** Start of INFORMATION SHOWN **
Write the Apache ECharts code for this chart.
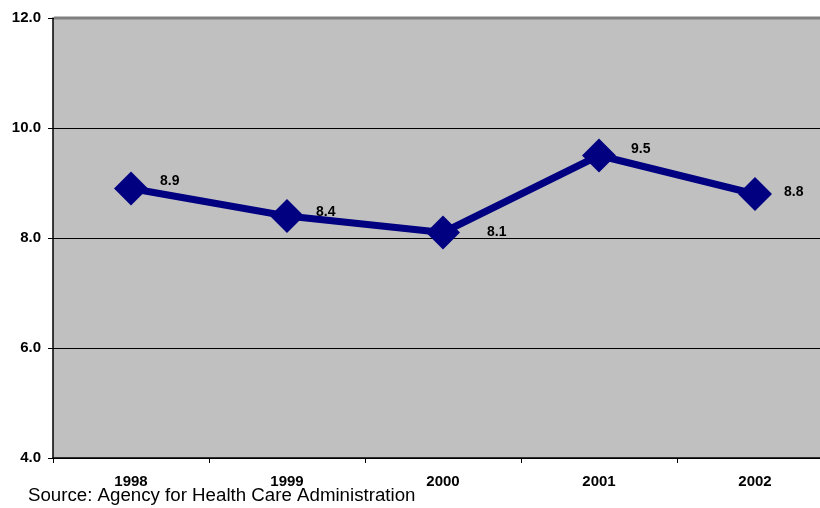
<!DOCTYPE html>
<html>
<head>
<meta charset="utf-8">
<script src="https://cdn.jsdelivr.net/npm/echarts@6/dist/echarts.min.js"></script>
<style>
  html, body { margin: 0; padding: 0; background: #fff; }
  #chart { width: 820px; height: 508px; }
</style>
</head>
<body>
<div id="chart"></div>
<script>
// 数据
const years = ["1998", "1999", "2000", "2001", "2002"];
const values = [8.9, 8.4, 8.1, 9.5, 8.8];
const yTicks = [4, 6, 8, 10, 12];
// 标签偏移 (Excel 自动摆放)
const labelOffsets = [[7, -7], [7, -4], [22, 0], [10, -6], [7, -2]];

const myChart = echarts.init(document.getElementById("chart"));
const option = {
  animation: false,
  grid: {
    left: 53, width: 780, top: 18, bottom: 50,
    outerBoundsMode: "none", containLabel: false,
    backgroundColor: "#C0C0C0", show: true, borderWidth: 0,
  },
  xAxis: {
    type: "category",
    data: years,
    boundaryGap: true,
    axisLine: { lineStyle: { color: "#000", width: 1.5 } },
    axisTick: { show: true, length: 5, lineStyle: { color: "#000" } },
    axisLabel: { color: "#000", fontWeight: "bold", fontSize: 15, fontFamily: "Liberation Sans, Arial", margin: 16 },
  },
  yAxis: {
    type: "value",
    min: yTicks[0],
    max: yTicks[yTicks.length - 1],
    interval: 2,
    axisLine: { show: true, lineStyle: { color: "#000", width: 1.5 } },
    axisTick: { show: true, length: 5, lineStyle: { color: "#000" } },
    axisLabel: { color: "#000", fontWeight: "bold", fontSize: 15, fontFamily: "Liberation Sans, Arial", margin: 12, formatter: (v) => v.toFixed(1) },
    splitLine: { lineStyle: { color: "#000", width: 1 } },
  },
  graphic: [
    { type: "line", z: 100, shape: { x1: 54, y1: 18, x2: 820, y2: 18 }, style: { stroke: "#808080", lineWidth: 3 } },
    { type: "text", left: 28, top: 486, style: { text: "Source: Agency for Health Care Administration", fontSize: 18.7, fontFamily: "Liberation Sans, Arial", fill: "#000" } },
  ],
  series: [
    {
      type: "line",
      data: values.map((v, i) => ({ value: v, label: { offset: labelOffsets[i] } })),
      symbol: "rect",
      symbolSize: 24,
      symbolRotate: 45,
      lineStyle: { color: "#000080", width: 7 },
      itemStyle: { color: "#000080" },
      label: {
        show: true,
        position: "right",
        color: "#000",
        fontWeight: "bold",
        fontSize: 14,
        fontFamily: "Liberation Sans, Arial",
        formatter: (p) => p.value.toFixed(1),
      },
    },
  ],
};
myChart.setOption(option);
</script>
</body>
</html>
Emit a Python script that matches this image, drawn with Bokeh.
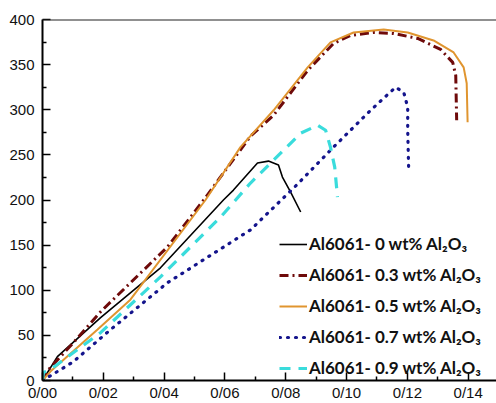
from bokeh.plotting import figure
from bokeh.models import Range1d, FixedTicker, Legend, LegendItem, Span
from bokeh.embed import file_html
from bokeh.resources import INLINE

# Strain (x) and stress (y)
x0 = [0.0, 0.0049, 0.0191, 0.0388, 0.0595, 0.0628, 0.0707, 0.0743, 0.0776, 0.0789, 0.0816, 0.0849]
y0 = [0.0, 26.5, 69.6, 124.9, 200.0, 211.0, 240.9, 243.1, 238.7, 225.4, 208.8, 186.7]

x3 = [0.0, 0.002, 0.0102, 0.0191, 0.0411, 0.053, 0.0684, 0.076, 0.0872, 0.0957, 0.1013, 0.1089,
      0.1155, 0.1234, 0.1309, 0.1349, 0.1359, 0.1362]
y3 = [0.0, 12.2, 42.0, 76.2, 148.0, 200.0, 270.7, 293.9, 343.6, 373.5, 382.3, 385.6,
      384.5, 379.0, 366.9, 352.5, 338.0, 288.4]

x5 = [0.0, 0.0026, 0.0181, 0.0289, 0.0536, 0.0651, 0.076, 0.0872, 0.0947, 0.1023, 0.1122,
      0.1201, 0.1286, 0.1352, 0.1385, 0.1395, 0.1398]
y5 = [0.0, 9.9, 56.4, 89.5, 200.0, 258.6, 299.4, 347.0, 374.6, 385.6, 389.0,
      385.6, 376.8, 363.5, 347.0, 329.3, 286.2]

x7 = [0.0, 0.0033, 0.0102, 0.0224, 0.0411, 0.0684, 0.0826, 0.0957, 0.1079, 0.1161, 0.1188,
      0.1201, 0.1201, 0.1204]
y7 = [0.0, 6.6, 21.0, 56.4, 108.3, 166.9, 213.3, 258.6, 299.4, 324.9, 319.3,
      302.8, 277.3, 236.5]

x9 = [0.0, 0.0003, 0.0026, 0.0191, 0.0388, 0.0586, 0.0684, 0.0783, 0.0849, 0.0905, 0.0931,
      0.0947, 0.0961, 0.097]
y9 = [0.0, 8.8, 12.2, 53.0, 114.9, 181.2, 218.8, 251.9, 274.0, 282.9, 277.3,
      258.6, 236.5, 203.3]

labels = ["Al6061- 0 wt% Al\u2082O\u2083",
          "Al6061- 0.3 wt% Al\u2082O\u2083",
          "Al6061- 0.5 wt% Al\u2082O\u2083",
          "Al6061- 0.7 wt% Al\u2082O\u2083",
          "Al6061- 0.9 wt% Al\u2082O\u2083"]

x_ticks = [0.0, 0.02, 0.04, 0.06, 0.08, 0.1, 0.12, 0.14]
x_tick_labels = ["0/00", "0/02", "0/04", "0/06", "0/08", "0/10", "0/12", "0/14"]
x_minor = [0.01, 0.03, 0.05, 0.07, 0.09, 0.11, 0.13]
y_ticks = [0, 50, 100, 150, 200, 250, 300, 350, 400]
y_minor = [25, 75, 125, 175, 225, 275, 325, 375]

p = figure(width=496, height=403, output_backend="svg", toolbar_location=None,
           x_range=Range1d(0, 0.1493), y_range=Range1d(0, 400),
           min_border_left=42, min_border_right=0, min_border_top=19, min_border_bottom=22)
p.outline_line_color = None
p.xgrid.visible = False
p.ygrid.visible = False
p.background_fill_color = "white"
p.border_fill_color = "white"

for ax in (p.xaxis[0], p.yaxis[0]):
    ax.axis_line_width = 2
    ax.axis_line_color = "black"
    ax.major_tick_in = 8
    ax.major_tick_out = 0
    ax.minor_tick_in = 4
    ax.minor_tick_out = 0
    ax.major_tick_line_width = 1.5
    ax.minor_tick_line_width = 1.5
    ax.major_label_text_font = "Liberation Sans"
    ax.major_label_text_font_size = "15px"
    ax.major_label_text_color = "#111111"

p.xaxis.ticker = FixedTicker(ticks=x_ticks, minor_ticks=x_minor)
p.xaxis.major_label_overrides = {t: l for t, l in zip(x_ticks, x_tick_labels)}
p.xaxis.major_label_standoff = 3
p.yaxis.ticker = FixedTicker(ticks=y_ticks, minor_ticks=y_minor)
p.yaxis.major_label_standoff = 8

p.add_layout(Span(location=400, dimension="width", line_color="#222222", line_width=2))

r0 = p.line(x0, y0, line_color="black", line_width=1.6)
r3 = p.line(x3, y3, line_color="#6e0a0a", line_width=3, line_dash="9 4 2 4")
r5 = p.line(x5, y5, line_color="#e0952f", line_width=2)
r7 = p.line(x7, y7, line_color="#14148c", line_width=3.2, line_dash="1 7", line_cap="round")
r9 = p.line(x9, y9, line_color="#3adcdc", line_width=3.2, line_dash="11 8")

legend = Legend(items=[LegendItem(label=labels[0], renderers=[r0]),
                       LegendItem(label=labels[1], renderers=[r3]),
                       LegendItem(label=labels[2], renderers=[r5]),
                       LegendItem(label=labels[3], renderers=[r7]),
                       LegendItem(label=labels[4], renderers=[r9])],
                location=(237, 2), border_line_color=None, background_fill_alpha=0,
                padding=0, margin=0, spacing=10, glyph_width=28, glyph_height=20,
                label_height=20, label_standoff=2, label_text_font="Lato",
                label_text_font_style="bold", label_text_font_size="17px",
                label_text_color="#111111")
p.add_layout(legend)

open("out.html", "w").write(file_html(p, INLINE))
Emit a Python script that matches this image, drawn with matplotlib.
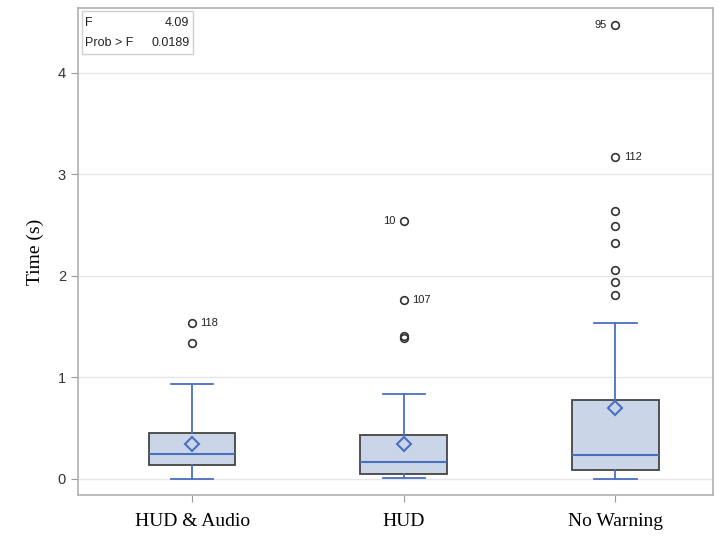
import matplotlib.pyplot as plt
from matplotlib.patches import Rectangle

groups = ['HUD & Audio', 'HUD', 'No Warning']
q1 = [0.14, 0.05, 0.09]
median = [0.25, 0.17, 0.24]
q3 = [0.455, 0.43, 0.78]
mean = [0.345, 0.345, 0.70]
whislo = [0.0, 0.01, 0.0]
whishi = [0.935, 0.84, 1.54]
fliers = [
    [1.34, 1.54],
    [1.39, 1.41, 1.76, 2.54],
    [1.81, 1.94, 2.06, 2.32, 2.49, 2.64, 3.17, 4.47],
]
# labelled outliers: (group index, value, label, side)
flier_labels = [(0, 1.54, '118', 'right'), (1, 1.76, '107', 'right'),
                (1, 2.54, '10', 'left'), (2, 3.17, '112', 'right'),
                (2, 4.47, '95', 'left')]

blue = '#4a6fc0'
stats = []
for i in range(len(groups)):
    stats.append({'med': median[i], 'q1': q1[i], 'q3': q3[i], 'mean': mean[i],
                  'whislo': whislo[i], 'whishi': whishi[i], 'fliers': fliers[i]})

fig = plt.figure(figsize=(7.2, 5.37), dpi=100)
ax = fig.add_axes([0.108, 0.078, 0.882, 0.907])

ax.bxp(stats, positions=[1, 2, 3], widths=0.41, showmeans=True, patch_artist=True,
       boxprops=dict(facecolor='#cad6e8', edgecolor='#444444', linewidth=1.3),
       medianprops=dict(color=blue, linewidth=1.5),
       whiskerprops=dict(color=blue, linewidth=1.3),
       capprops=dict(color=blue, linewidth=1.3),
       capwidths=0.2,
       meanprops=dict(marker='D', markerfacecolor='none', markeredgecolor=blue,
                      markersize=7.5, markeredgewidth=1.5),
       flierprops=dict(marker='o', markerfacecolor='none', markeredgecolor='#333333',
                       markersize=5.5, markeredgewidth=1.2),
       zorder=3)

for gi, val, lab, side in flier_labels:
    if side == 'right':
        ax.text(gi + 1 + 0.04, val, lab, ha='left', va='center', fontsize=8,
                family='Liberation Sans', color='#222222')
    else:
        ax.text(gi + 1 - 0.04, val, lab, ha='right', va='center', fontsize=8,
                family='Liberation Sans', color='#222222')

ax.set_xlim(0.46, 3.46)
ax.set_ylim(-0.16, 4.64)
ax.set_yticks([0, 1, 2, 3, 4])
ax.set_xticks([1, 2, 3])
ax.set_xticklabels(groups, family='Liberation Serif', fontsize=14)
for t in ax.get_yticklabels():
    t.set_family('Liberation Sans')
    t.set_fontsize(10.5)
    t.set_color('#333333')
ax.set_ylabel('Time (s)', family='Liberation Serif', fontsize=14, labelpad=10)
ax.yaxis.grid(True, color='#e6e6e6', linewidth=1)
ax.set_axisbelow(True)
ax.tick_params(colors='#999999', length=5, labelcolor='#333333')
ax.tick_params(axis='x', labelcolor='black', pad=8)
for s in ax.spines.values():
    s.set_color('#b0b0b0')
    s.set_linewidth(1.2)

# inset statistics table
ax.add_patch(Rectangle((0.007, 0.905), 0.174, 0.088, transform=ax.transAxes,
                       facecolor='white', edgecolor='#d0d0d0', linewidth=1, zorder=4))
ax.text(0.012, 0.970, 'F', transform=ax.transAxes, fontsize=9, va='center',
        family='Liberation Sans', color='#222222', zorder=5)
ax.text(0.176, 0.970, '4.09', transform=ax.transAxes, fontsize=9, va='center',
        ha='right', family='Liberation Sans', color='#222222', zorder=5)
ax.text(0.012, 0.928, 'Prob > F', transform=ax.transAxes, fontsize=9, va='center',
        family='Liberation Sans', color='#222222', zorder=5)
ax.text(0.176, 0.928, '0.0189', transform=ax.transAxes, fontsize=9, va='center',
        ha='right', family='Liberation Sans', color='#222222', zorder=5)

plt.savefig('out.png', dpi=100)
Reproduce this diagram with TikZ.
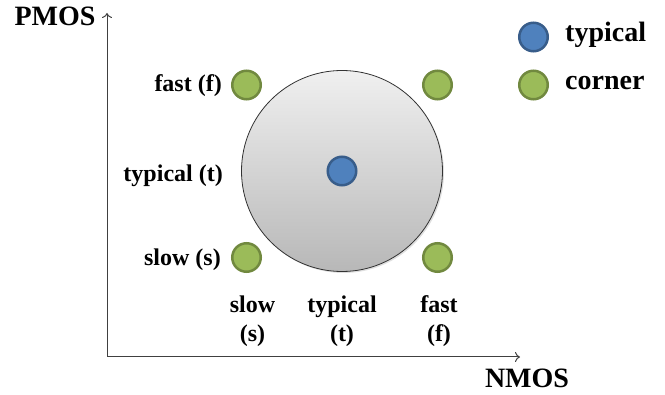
** End of INFORMATION SHOWN **
_TASK TO CARRY OUT_
From the records above, copy only the lines running from the line containing "Emit a Python script that matches this image, drawn with Bokeh." to the line containing "225.4, 208.8, 186.7]", both ends included. Leave the pictures out.

_PROBLEM SOLUTION_
Emit a Python script that matches this image, drawn with Bokeh.
from bokeh.plotting import figure
from bokeh.models import Range1d, FixedTicker, Legend, LegendItem, Span
from bokeh.embed import file_html
from bokeh.resources import INLINE

# Strain (x) and stress (y)
x0 = [0.0, 0.0049, 0.0191, 0.0388, 0.0595, 0.0628, 0.0707, 0.0743, 0.0776, 0.0789, 0.0816, 0.0849]
y0 = [0.0, 26.5, 69.6, 124.9, 200.0, 211.0, 240.9, 243.1, 238.7, 225.4, 208.8, 186.7]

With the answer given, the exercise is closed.